Written problem
Identify the lines holding "seaborn" and copy them.

─── Dataset section

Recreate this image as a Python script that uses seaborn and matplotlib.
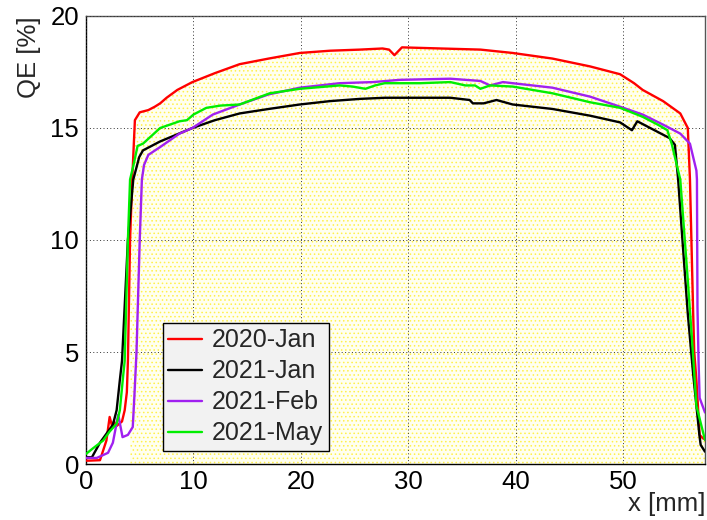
import numpy as np
import pandas as pd
import matplotlib
matplotlib.use("Agg")
import matplotlib.pyplot as plt
import seaborn as sns
from matplotlib.ticker import MultipleLocator

# ---- data ----
labels = ["2020-Jan", "2021-Jan", "2021-Feb", "2021-May"]
colors = ["#ff0000", "#000000", "#a020f0", "#00ee00"]

x_2020jan = [0, 0.3, 1.3, 1.9, 2.2, 2.45, 2.6, 2.85, 3.35, 3.6, 3.8, 3.9, 4.1, 4.3, 4.55, 5.0, 5.8, 6.4,
             6.9, 7.5, 8.5, 9.9, 12.0, 14.3, 17.0, 19.9, 22.7, 25.5, 27.6, 28.2, 28.7, 29.4, 33.0, 36.7,
             39.7, 43.4, 46.9, 49.7, 51.0, 51.8, 53.7, 55.3, 56.0, 56.2, 56.5, 56.6, 56.8, 57.1, 57.4, 57.6]
y_2020jan = [0.15, 0.15, 0.17, 1.05, 2.1, 1.65, 1.9, 1.7, 1.9, 2.4, 3.2, 4.6, 10.0, 12.7, 15.35, 15.7, 15.8, 15.95,
             16.1, 16.35, 16.7, 17.05, 17.45, 17.85, 18.1, 18.35, 18.45, 18.5, 18.55, 18.5, 18.25, 18.6, 18.55, 18.5,
             18.35, 18.1, 17.75, 17.4, 17.0, 16.7, 16.2, 15.65, 15.0, 12.7, 6.7, 5.0, 3.75, 1.3, 1.15, 1.1]

x_2021jan = [0, 0.55, 1.3, 2.05, 2.5, 2.85, 3.15, 3.35, 3.9, 4.4, 4.95, 5.3, 6.9, 9.9, 12.0, 14.3, 17.0, 19.9,
             22.7, 25.5, 27.8, 31.1, 33.9, 35.7, 36.0, 37.0, 38.2, 39.7, 43.4, 46.9, 49.7, 50.8, 51.3, 54.3,
             54.8, 55.1, 55.5, 56.0, 56.5, 57.1, 57.2, 57.6]
y_2021jan = [0.3, 0.3, 0.95, 1.45, 1.75, 2.4, 3.75, 4.6, 10.0, 12.7, 13.7, 14.0, 14.4, 15.0, 15.35, 15.65, 15.85, 16.05,
             16.2, 16.3, 16.35, 16.35, 16.35, 16.25, 16.1, 16.1, 16.25, 16.05, 15.85, 15.55, 15.25, 14.9, 15.3, 14.55,
             14.25, 12.7, 10.0, 6.7, 4.0, 1.2, 0.85, 0.55]

x_2021feb = [0, 1.0, 1.6, 2.05, 2.5, 3.0, 3.4, 3.9, 4.35, 4.5, 4.7, 5.0, 5.2, 5.4, 5.8, 6.9, 8.7, 9.9, 11.8,
             14.3, 17.0, 19.9, 23.6, 26.7, 29.2, 33.9, 36.7, 37.6, 38.8, 39.7, 43.4, 46.9, 49.7, 51.8, 53.7,
             55.3, 56.2, 56.8, 56.85, 56.9, 57.0, 57.1, 57.6]
y_2021feb = [0.27, 0.27, 0.4, 0.5, 0.95, 2.2, 1.2, 1.3, 1.65, 3.0, 5.0, 10.0, 12.7, 13.35, 13.8, 14.15, 14.75, 15.0, 15.6,
             16.05, 16.5, 16.8, 17.0, 17.05, 17.15, 17.2, 17.1, 16.9, 17.05, 17.0, 16.8, 16.4, 15.95, 15.6, 15.15,
             14.75, 14.3, 13.1, 12.7, 7.0, 4.6, 2.95, 2.3]

x_2021may = [0, 0.65, 1.6, 2.2, 2.85, 3.15, 3.45, 3.6, 3.9, 4.1, 4.4, 4.8, 5.3, 6.9, 8.7, 9.4, 10.0, 11.2, 12.5,
             14.3, 17.1, 19.9, 23.6, 24.8, 26.0, 26.9, 27.8, 31.1, 33.9, 35.3, 36.2, 36.7, 37.6, 39.7, 43.4,
             46.9, 49.7, 51.8, 53.4, 54.1, 54.5, 55.0, 55.3, 56.0, 56.4, 56.8, 57.6]
y_2021may = [0.45, 0.7, 1.05, 1.45, 1.8, 2.4, 3.9, 4.6, 10.0, 12.7, 13.3, 14.2, 14.3, 15.0, 15.3, 15.35, 15.6, 15.9, 16.0,
             16.05, 16.55, 16.75, 16.9, 16.85, 16.75, 16.9, 17.0, 17.0, 17.05, 16.9, 16.9, 16.75, 16.9, 16.85, 16.55,
             16.15, 15.9, 15.5, 15.1, 14.9, 14.3, 13.3, 12.7, 8.2, 5.5, 2.6, 1.07]

xs = [x_2020jan, x_2021jan, x_2021feb, x_2021may]
ys = [y_2020jan, y_2021jan, y_2021feb, y_2021may]

frames = []
for lab, xv, yv in zip(labels, xs, ys):
    frames.append(pd.DataFrame({"x": xv, "QE": yv, "run": lab}))
df = pd.concat(frames, ignore_index=True)

# ---- style ----
sns.set_theme(style="white")
plt.rcParams["font.family"] = ["Liberation Sans", "DejaVu Sans"]
plt.rcParams["hatch.linewidth"] = 0.6

fig = plt.figure(figsize=(7.07, 5.20), dpi=100)
ax = fig.add_axes([86 / 707, 56 / 520, 619 / 707, 448 / 520])

# pale yellow dotted fill under the 2020-Jan curve
rx = np.array(x_2020jan)
ry = np.array(y_2020jan)
ax.fill_between(rx, 0, ry, where=(rx >= 4.1), facecolor="#fffff0", edgecolor="#fff04a",
                hatch="....", linewidth=0, zorder=0)

sns.lineplot(data=df, x="x", y="QE", hue="run", hue_order=labels, palette=colors,
             sort=False, estimator=None, units="run", linewidth=1.7, ax=ax, zorder=3)

ax.set_xlim(0, 57.6)
ax.set_ylim(0, 20)
ax.xaxis.set_major_locator(MultipleLocator(10))
ax.xaxis.set_minor_locator(MultipleLocator(2))
ax.yaxis.set_major_locator(MultipleLocator(5))
ax.yaxis.set_minor_locator(MultipleLocator(1))

ax.tick_params(axis="both", which="both", direction="in", colors="black", labelsize=18.5)
ax.tick_params(axis="y", which="major", length=13, width=1, pad=5)
ax.tick_params(axis="y", which="minor", length=7, width=1)
ax.tick_params(axis="x", which="major", length=8, width=1, pad=4)
ax.tick_params(axis="x", which="minor", length=4.5, width=1)

ax.grid(True, which="major", linestyle=(0, (1, 2.5)), color="#333333", linewidth=0.7, zorder=1)
ax.set_axisbelow(False)
for s in ax.spines.values():
    s.set_color("black")
    s.set_linewidth(1.0)
ax.spines["top"].set_color("#555555")
ax.spines["right"].set_color("#555555")

ax.set_xlabel("x [mm]", fontsize=18.5, loc="right", labelpad=-1)
ax.set_ylabel("QE [%]", fontsize=18.5, loc="top", labelpad=7)

handles, labs = ax.get_legend_handles_labels()
leg = ax.legend(handles, labs, loc="upper left", bbox_to_anchor=(0.124, 0.315),
                fontsize=18, frameon=True, fancybox=False, framealpha=1,
                facecolor="#f2f2f2", edgecolor="black", borderaxespad=0,
                borderpad=0.22, handlelength=1.35, handletextpad=0.4, labelspacing=0.28)
leg.get_frame().set_linewidth(1.0)
for line in leg.get_lines():
    line.set_linewidth(1.7)
leg.set_zorder(5)

fig.savefig("out.png", dpi=100)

──────

Written response
Recreate this image as a Python script that uses seaborn and matplotlib.
import seaborn as sns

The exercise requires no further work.